I would like to return to the question of prisons and Covid. I think prisons did an incredible job, especially in the first wave, of protecting prisoners and staff in overcrowded congregated settings from what could have been an absolute catastrophe. It came at a significant price, however, and there is an opportunity to learn from that. It is clear from going through all the reports of the Inspector of Prisons that prisoners reported very significant information about how not to get Covid but much less information about what to do if they had it and how that was to be managed. There was a significant mental health impact from the isolation that was necessary, especially in the first wave, including the missing of family visits. There is an opportunity there.

I would like to refer to the staff survey that was done in 2021 by the Office of the Inspector of Prisons. The staff recommended in-cell telephones and video calls to improve relationships with family members and to improve mental health. This would have obvious benefits for education and training and access to mental health supports, which is a big problem irrespective of Covid. That recommendation came from the staff. Sometimes one is criticised for providing services to prisoners, but this is a staff recommendation. I want to amplify it from the staff survey.

There is an ongoing concern about the mental health impact of the current quarantine experience. Ms McPhillips is aware of that but I want to flag it to her because it will come back. These things can come back in many different ways from a cost perspective to the State. In terms of the directions that were possible under the Act, it was July 2021 before a direction was given. However, the sunset side of things is not clear with regard to unlocking and unwinding the restrictions on exercise and so on. Ms McPhillips is aware of that also but these are the difficulties.

We spoke in great detail about Dóchas at the Oireachtas Joint Committee on Justice, but the overcrowding in Dóchas and the refurbishment that is necessary are very significant. There is an ongoing problem about the profile of people there with overwhelming addiction, mental health and welfare issues, many of whom should not be there but need to be in supported facilities. I am not sure where the Department is moving and whether sufficient departmental priority is being given to being able to move to that. We have gone through it in detail at the justice committee but I just wanted to highlight it here again.

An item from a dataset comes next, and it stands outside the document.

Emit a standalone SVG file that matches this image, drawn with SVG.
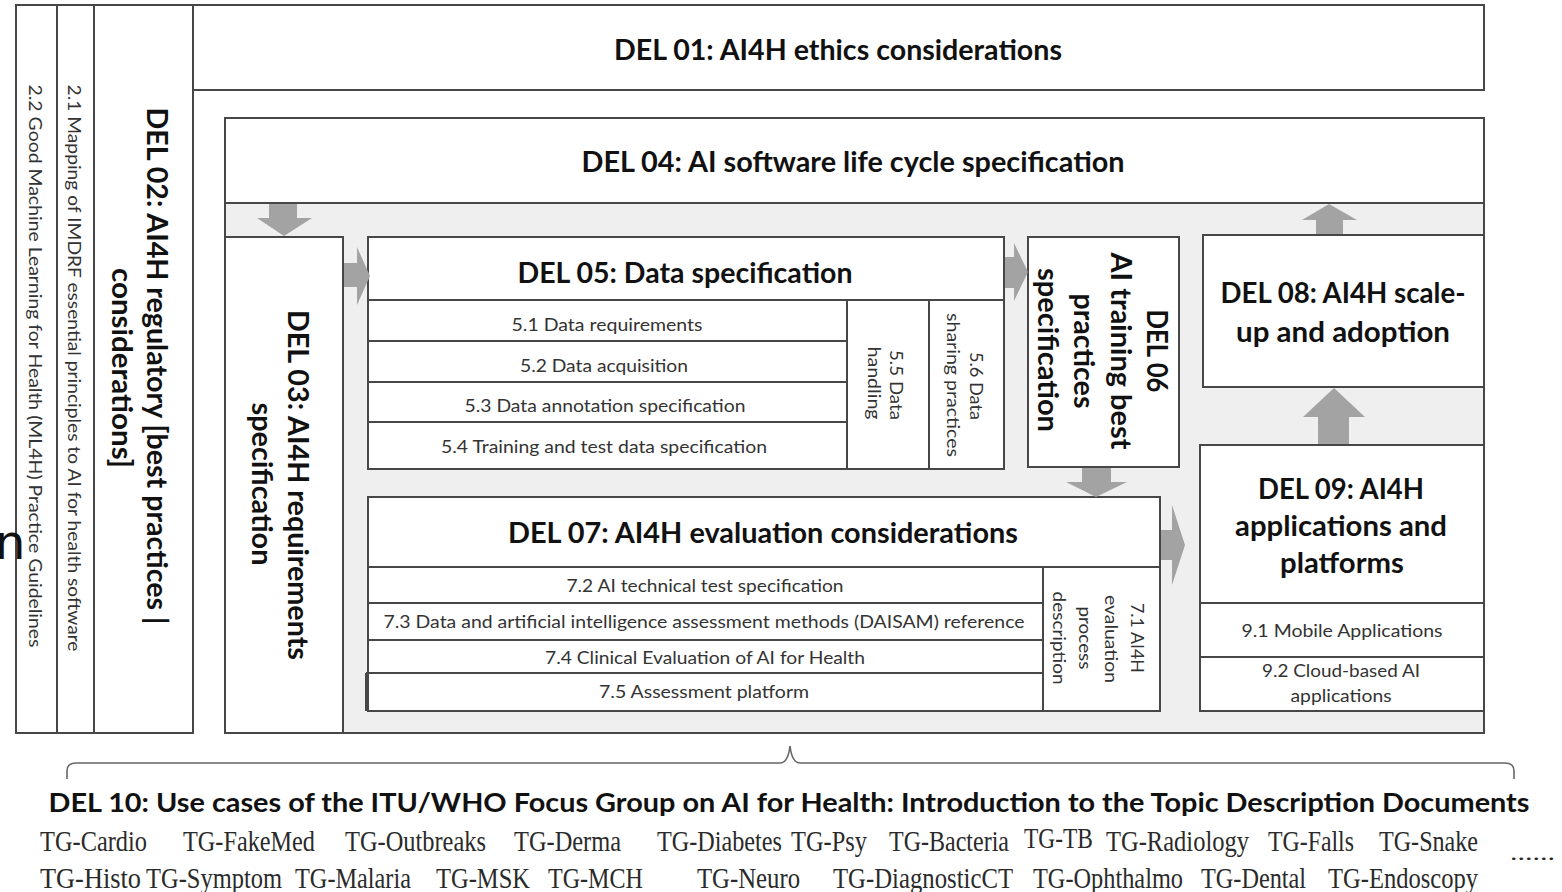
<svg xmlns="http://www.w3.org/2000/svg" width="1562" height="892" viewBox="0 0 1562 892">
<style>
.box{fill:#fff;stroke:#474747;stroke-width:2}
.bg{fill:#efefef;stroke:#474747;stroke-width:2}
.ln{stroke:#474747;stroke-width:2;fill:none}
.h{font-family:Lato,'Open Sans',sans-serif;font-weight:700;font-size:28px;fill:#111;text-anchor:middle}
.s{font-family:Lato,'Open Sans',sans-serif;font-size:18px;fill:#333;text-anchor:middle}
.tg{font-family:'Liberation Serif','Times New Roman',serif;font-size:29px;fill:#2a2a2a}
.arr{fill:#a3a3a3}
.brace{fill:none;stroke:#666;stroke-width:1.6}
</style>
<rect width="1562" height="892" fill="#fff"/>

<g id="del02">
<rect class="box" x="16" y="5" width="177" height="728"/>
<line class="ln" x1="57" y1="5" x2="57" y2="733"/>
<line class="ln" x1="94" y1="5" x2="94" y2="733"/>
<text class="s" transform="translate(29,366) rotate(90)" textLength="563" lengthAdjust="spacingAndGlyphs">2.2 Good Machine Learning for Health (ML4H) Practice Guidelines</text>
<text class="s" transform="translate(68,368) rotate(90)" textLength="567" lengthAdjust="spacingAndGlyphs">2.1 Mapping of IMDRF essential principles to AI for health software</text>
<text class="h" transform="translate(147,366) rotate(90)" textLength="517" lengthAdjust="spacingAndGlyphs">DEL 02: AI4H regulatory [best practices |</text>
<text class="h" transform="translate(112,368) rotate(90)" textLength="200" lengthAdjust="spacingAndGlyphs">considerations]</text>
</g>

<g id="del01">
<rect class="box" x="193" y="5" width="1291" height="85"/>
<text class="h" x="838" y="60" textLength="448" lengthAdjust="spacingAndGlyphs">DEL 01: AI4H ethics considerations</text>
</g>

<g id="del04">
<rect class="bg" x="225" y="118" width="1259" height="615"/>
<rect class="box" x="225" y="118" width="1259" height="85"/>
<text class="h" x="853" y="172" textLength="543" lengthAdjust="spacingAndGlyphs">DEL 04: AI software life cycle specification</text>
</g>

<g id="del03">
<rect class="box" x="225" y="237" width="118" height="496"/>
<text class="h" transform="translate(288,485) rotate(90)" textLength="350" lengthAdjust="spacingAndGlyphs">DEL 03: AI4H requirements</text>
<text class="h" transform="translate(252,484) rotate(90)" textLength="163" lengthAdjust="spacingAndGlyphs">specification</text>
</g>

<g id="del05">
<rect class="box" x="368" y="237" width="636" height="232"/>
<line class="ln" x1="368" y1="300" x2="1004" y2="300"/>
<line class="ln" x1="368" y1="341" x2="847" y2="341"/>
<line class="ln" x1="368" y1="382" x2="847" y2="382"/>
<line class="ln" x1="368" y1="422" x2="847" y2="422"/>
<line class="ln" x1="847" y1="300" x2="847" y2="469"/>
<line class="ln" x1="929" y1="300" x2="929" y2="469"/>
<text class="h" x="685" y="283" textLength="335" lengthAdjust="spacingAndGlyphs">DEL 05: Data specification</text>
<text class="s" x="607" y="331" textLength="191" lengthAdjust="spacingAndGlyphs">5.1 Data requirements</text>
<text class="s" x="604" y="372" textLength="168" lengthAdjust="spacingAndGlyphs">5.2 Data acquisition</text>
<text class="s" x="605" y="412" textLength="281" lengthAdjust="spacingAndGlyphs">5.3 Data annotation specification</text>
<text class="s" x="604" y="453" textLength="326" lengthAdjust="spacingAndGlyphs">5.4 Training and test data specification</text>
<text class="s" transform="translate(890,385) rotate(90)" textLength="70" lengthAdjust="spacingAndGlyphs">5.5 Data</text>
<text class="s" transform="translate(868,383) rotate(90)" textLength="73" lengthAdjust="spacingAndGlyphs">handling</text>
<text class="s" transform="translate(970,386) rotate(90)" textLength="68" lengthAdjust="spacingAndGlyphs">5.6 Data</text>
<text class="s" transform="translate(947,385) rotate(90)" textLength="144" lengthAdjust="spacingAndGlyphs">sharing practices</text>
</g>

<g id="del06">
<rect class="box" x="1028" y="237" width="151" height="230"/>
<text class="h" transform="translate(1147,351) rotate(90)" textLength="83" lengthAdjust="spacingAndGlyphs">DEL 06</text>
<text class="h" transform="translate(1111,351) rotate(90)" textLength="197" lengthAdjust="spacingAndGlyphs">AI training best</text>
<text class="h" transform="translate(1074,351) rotate(90)" textLength="115" lengthAdjust="spacingAndGlyphs">practices</text>
<text class="h" transform="translate(1038,350) rotate(90)" textLength="164" lengthAdjust="spacingAndGlyphs">specification</text>
</g>

<g id="del08">
<rect class="box" x="1203" y="235" width="281" height="152"/>
<text class="h" x="1343" y="303" textLength="245" lengthAdjust="spacingAndGlyphs">DEL 08: AI4H scale-</text>
<text class="h" x="1343" y="342" textLength="214" lengthAdjust="spacingAndGlyphs">up and adoption</text>
</g>

<g id="del09">
<rect class="box" x="1200" y="445" width="284" height="266"/>
<line class="ln" x1="1200" y1="603" x2="1484" y2="603"/>
<line class="ln" x1="1200" y1="657" x2="1484" y2="657"/>
<text class="h" x="1341" y="499" textLength="166" lengthAdjust="spacingAndGlyphs">DEL 09: AI4H</text>
<text class="h" x="1341" y="536" textLength="212" lengthAdjust="spacingAndGlyphs">applications and</text>
<text class="h" x="1342" y="573" textLength="124" lengthAdjust="spacingAndGlyphs">platforms</text>
<text class="s" x="1342" y="637" textLength="201" lengthAdjust="spacingAndGlyphs">9.1 Mobile Applications</text>
<text class="s" x="1341" y="677" textLength="158" lengthAdjust="spacingAndGlyphs">9.2 Cloud-based AI</text>
<text class="s" x="1341" y="702" textLength="101" lengthAdjust="spacingAndGlyphs">applications</text>
</g>

<g id="del07">
<rect class="box" x="368" y="497" width="792" height="214"/>
<line class="ln" x1="368" y1="567" x2="1160" y2="567"/>
<line class="ln" x1="368" y1="603" x2="1043" y2="603"/>
<line class="ln" x1="368" y1="640" x2="1043" y2="640"/>
<line class="ln" x1="366" y1="673" x2="1043" y2="673"/>
<line class="ln" x1="366" y1="673" x2="366" y2="711"/>
<line class="ln" x1="1043" y1="567" x2="1043" y2="711"/>
<text class="h" x="763" y="543" textLength="510" lengthAdjust="spacingAndGlyphs">DEL 07: AI4H evaluation considerations</text>
<text class="s" x="705" y="592" textLength="277" lengthAdjust="spacingAndGlyphs">7.2 AI technical test specification</text>
<text class="s" x="704" y="628" textLength="641" lengthAdjust="spacingAndGlyphs">7.3 Data and artificial intelligence assessment methods (DAISAM) reference</text>
<text class="s" x="705" y="664" textLength="320" lengthAdjust="spacingAndGlyphs">7.4 Clinical Evaluation of AI for Health</text>
<text class="s" x="704" y="698" textLength="210" lengthAdjust="spacingAndGlyphs">7.5 Assessment platform</text>
<text class="s" transform="translate(1131,638) rotate(90)" textLength="70" lengthAdjust="spacingAndGlyphs">7.1 AI4H</text>
<text class="s" transform="translate(1105,639) rotate(90)" textLength="88" lengthAdjust="spacingAndGlyphs">evaluation</text>
<text class="s" transform="translate(1079,638) rotate(90)" textLength="63" lengthAdjust="spacingAndGlyphs">process</text>
<text class="s" transform="translate(1053,638) rotate(90)" textLength="93" lengthAdjust="spacingAndGlyphs">description</text>
</g>

<g id="connectors">
<path class="arr" d="M269,204 H297 V218 H312 L284,236 L257,218 H269 Z"/>
<path class="arr" d="M344,263 H357 V247 L370,276 L357,305 V287 H344 Z"/>
<path class="arr" d="M1005,257 H1014 V243 L1028,272 L1014,301 V288 H1005 Z"/>
<path class="arr" d="M1316,234 V220 H1302 L1329,204 L1357,220 H1343 V234 Z"/>
<path class="arr" d="M1318,444 V417 H1303 L1334,388 L1365,417 H1349 V444 Z"/>
<path class="arr" d="M1082,468 V482 H1066 L1096,497 L1127,482 H1111 V468 Z"/>
<path class="arr" d="M1161,530 H1172 V505 L1185,545 L1172,585 V560 H1161 Z"/>
</g>

<g id="del10">
<path class="brace" d="M67,779 V771 Q67,763 76,763 H780 Q788,763 790,746 Q792,763 800,763 H1505 Q1514,763 1514,771 V779"/>
<text class="h" x="789" y="812" style="font-size:27px" textLength="1481" lengthAdjust="spacingAndGlyphs">DEL 10: Use cases of the ITU/WHO Focus Group on AI for Health: Introduction to the Topic Description Documents</text>
<g class="tg">
<text x="40" y="851" textLength="107" lengthAdjust="spacingAndGlyphs">TG-Cardio</text>
<text x="183" y="851" textLength="132" lengthAdjust="spacingAndGlyphs">TG-FakeMed</text>
<text x="345" y="851" textLength="141" lengthAdjust="spacingAndGlyphs">TG-Outbreaks</text>
<text x="514" y="851" textLength="107" lengthAdjust="spacingAndGlyphs">TG-Derma</text>
<text x="657" y="851" textLength="125" lengthAdjust="spacingAndGlyphs">TG-Diabetes</text>
<text x="791" y="851" textLength="76" lengthAdjust="spacingAndGlyphs">TG-Psy</text>
<text x="889" y="851" textLength="120" lengthAdjust="spacingAndGlyphs">TG-Bacteria</text>
<text x="1024" y="848" textLength="69" lengthAdjust="spacingAndGlyphs">TG-TB</text>
<text x="1106" y="851" textLength="143" lengthAdjust="spacingAndGlyphs">TG-Radiology</text>
<text x="1268" y="851" textLength="86" lengthAdjust="spacingAndGlyphs">TG-Falls</text>
<text x="1379" y="851" textLength="99" lengthAdjust="spacingAndGlyphs">TG-Snake</text>
<text x="40" y="888" textLength="101" lengthAdjust="spacingAndGlyphs">TG-Histo</text>
<text x="146" y="888" textLength="136" lengthAdjust="spacingAndGlyphs">TG-Symptom</text>
<text x="295" y="888" textLength="116" lengthAdjust="spacingAndGlyphs">TG-Malaria</text>
<text x="436" y="888" textLength="94" lengthAdjust="spacingAndGlyphs">TG-MSK</text>
<text x="548" y="888" textLength="95" lengthAdjust="spacingAndGlyphs">TG-MCH</text>
<text x="697" y="888" textLength="103" lengthAdjust="spacingAndGlyphs">TG-Neuro</text>
<text x="833" y="888" textLength="180" lengthAdjust="spacingAndGlyphs">TG-DiagnosticCT</text>
<text x="1033" y="888" textLength="150" lengthAdjust="spacingAndGlyphs">TG-Ophthalmo</text>
<text x="1201" y="888" textLength="105" lengthAdjust="spacingAndGlyphs">TG-Dental</text>
<text x="1328" y="888" textLength="150" lengthAdjust="spacingAndGlyphs">TG-Endoscopy</text>
<text x="1510" y="860" style="font-size:20px" textLength="45" lengthAdjust="spacingAndGlyphs">......</text>
</g>
</g>

<text x="-5" y="559" style="font-family:'DejaVu Sans',sans-serif;font-size:48px;fill:#111">n</text>
</svg>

Deputies have talked about the cost to the State of the slopping-out cases. It was €1.5 million in compensation and another €500,000 in legal costs for in-cell sanitation for 2020 and 2019. It comes with the overcrowding problem. In the Inspector of Prisons report on Arbour Hill, one can see the effect of a doubled-up bunk being in a single cell with a toilet, with no screen between the toilet and the lower bunk. Prisoners report trying to use the toilet on the landing for each other's dignity. These are ongoing very visible and obvious problems that have to be addressed, especially where there are not separate sanitation options.

With regard to the priority areas under the regime management plan, RMP, there will be work on training as an essential service. That will be prioritised.

I want to leave prisons for a second. The money laundering directive came from the EU in 2015. Ms McPhillips said there was a difficulty between July 2017 and 2019 in the transposition of it. Will she clarify that? It was a 2015 directive. It should have been implemented by 2017.